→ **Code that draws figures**
════

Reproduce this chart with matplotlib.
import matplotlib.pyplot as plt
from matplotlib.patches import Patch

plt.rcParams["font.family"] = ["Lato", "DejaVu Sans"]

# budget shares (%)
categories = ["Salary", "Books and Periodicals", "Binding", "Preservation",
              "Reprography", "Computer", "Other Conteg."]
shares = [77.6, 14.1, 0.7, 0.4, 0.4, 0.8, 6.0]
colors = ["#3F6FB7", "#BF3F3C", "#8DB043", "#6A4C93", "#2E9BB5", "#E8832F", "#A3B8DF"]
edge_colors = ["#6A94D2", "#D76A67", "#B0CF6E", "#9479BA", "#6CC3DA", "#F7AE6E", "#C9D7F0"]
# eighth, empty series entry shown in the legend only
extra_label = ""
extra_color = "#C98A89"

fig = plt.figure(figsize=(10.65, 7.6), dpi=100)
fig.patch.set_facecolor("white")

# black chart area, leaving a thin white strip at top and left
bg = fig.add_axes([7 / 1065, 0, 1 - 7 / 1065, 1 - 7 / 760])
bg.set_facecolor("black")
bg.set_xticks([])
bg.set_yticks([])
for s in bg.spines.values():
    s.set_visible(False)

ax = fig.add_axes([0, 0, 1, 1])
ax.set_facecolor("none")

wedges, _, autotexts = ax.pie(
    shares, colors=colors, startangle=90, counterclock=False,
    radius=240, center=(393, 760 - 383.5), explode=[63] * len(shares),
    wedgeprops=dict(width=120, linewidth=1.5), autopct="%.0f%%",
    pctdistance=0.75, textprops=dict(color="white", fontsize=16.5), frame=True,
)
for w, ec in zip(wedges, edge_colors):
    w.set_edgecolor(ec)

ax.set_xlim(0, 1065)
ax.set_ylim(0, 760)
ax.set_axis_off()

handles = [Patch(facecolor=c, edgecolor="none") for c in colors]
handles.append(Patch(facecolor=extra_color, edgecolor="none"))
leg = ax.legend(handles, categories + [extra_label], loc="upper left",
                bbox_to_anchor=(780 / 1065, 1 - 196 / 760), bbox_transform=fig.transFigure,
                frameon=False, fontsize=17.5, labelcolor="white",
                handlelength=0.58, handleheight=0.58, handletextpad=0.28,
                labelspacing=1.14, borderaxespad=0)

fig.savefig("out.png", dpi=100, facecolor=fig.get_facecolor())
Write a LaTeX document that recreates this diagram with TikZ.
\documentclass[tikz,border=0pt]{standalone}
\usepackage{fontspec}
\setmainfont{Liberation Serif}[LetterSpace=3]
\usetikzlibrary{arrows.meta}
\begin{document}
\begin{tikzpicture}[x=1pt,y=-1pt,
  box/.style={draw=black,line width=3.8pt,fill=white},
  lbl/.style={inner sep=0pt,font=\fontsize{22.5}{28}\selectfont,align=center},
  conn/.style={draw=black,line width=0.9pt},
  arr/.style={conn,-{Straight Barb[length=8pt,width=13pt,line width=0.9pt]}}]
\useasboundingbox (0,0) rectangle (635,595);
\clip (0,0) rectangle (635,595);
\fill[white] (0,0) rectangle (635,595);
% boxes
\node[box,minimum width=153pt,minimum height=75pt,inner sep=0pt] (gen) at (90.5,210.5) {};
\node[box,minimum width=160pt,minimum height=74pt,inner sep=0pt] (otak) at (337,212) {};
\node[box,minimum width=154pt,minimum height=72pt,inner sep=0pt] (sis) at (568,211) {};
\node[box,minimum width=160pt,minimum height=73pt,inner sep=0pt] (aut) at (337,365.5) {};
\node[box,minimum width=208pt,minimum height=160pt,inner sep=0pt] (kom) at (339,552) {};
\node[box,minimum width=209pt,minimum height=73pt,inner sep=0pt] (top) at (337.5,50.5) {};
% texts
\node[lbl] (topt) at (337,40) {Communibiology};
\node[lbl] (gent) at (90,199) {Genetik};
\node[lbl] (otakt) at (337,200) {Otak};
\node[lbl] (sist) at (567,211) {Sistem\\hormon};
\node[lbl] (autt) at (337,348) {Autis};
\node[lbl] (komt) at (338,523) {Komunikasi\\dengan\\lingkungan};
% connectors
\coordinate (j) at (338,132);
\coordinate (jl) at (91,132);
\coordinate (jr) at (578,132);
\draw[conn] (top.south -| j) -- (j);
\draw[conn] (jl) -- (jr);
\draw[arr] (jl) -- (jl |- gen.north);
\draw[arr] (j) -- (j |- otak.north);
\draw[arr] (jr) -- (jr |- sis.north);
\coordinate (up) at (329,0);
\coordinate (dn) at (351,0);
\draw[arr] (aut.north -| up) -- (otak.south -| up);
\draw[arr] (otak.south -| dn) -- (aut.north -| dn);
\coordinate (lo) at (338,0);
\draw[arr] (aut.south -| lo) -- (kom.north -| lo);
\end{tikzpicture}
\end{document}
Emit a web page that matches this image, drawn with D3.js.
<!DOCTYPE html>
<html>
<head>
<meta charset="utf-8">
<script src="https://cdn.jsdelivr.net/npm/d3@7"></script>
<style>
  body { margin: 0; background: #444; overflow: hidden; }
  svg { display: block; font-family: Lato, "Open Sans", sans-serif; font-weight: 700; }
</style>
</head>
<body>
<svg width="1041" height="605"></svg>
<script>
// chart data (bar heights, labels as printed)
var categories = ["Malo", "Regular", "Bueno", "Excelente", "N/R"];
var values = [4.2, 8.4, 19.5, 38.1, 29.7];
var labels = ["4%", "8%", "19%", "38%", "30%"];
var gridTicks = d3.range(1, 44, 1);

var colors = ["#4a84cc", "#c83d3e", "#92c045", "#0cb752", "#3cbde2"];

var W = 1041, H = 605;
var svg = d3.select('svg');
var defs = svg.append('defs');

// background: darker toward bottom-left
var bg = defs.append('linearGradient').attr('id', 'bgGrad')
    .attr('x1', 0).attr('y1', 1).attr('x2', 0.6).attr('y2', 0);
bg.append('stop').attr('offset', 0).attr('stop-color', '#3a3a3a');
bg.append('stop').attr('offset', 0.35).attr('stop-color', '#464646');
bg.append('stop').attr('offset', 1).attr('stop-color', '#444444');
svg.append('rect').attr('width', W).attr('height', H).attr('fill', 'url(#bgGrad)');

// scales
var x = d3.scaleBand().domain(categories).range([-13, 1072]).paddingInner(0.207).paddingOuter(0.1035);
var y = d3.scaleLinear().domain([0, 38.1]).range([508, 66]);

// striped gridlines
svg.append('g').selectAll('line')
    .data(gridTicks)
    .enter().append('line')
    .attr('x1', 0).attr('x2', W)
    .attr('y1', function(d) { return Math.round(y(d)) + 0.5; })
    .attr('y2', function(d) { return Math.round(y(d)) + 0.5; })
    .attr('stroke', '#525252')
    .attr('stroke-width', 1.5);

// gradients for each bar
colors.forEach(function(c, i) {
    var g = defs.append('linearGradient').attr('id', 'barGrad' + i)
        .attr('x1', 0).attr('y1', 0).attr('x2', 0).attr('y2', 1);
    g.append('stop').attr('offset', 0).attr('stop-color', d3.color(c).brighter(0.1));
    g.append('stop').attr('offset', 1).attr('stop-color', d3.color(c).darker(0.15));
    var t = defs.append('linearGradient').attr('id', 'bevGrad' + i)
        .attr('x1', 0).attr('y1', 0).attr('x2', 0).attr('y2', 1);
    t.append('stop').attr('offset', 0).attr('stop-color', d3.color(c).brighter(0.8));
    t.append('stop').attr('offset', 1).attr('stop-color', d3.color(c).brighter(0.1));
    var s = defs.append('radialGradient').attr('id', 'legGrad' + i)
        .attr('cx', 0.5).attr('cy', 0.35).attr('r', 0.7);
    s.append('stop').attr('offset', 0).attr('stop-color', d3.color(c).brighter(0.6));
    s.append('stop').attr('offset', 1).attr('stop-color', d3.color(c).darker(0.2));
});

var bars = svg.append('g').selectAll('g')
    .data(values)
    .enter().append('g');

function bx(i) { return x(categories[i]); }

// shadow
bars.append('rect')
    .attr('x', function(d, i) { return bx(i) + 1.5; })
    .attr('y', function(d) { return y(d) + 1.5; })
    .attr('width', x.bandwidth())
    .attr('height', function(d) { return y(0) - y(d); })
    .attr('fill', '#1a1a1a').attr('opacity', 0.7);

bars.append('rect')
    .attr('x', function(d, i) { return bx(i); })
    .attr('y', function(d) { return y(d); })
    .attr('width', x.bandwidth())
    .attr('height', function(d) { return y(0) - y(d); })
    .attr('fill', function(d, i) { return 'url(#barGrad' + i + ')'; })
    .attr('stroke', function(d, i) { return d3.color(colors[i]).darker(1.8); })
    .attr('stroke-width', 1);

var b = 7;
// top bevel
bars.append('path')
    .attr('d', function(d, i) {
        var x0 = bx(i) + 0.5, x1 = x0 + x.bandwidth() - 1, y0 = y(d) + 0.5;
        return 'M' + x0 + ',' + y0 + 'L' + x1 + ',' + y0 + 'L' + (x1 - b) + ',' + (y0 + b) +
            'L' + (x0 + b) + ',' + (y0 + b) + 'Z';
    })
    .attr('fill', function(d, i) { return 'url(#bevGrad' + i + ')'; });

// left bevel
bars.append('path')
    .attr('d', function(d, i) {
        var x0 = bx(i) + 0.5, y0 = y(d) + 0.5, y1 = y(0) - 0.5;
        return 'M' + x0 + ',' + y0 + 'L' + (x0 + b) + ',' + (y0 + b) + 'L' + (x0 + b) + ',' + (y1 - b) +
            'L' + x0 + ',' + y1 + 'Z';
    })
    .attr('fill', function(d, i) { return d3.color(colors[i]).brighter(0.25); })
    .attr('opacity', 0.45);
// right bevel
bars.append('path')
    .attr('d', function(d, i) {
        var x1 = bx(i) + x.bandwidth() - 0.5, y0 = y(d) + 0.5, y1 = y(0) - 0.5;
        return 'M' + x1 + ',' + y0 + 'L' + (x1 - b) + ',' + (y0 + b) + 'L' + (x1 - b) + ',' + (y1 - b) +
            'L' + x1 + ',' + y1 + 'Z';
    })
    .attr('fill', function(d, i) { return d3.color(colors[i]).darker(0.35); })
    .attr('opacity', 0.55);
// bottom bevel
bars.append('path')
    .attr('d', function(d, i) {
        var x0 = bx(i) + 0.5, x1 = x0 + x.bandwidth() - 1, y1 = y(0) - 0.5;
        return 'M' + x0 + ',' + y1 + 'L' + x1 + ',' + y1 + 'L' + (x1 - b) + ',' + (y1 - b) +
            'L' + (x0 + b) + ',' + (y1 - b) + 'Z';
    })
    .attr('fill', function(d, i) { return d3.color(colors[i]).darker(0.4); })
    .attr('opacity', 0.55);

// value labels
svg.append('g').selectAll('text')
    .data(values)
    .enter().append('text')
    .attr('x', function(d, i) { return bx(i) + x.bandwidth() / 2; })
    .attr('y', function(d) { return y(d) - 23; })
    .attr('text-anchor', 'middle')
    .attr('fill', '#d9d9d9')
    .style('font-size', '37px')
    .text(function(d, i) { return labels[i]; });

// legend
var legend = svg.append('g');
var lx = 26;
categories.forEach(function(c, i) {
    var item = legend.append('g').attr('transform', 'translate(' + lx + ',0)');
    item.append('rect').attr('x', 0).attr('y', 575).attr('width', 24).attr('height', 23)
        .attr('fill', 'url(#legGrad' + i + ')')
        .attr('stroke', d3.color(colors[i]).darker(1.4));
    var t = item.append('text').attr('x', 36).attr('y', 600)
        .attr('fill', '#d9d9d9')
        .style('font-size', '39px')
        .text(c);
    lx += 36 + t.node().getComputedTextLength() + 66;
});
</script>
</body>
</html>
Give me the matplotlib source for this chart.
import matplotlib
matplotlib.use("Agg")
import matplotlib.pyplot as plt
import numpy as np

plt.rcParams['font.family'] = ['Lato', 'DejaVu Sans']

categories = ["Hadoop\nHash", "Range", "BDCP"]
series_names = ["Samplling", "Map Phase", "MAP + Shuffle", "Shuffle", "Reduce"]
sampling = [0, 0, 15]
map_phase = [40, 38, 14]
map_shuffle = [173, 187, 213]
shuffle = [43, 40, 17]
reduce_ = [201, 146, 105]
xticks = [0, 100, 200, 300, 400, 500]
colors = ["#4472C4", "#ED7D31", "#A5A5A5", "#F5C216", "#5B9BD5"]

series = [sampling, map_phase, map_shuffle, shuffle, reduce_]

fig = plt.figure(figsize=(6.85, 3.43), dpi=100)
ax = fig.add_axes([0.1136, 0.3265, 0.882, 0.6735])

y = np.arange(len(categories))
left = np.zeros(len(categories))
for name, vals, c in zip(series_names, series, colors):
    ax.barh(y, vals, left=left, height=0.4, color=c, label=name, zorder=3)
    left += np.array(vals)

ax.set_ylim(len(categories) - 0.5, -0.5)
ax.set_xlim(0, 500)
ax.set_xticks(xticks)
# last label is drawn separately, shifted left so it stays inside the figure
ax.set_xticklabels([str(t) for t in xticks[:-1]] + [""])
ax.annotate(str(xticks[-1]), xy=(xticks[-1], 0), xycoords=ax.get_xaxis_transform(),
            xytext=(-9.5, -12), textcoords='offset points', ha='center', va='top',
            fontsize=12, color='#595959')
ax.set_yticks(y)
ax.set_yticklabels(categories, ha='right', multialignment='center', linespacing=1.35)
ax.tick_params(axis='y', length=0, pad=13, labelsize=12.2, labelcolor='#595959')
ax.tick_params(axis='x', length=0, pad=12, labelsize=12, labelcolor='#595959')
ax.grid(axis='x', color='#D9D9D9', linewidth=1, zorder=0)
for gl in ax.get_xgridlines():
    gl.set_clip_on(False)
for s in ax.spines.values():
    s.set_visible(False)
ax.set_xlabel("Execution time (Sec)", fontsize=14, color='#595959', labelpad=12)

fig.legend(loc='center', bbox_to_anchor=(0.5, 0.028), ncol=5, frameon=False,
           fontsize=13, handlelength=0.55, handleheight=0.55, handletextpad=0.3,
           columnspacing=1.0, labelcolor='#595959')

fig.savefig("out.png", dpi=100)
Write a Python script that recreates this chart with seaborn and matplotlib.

════

→ **Stated goal**
Output exactly the lines running from the line containing "Give me the matplotlib source for this chart." through the line containing "plt.rcParams['font.family'] = ['Lato', 'DejaVu", and only those lines.

→ **Answer to the task**
Give me the matplotlib source for this chart.
import matplotlib
matplotlib.use("Agg")
import matplotlib.pyplot as plt
import numpy as np

plt.rcParams['font.family'] = ['Lato', 'DejaVu Sans']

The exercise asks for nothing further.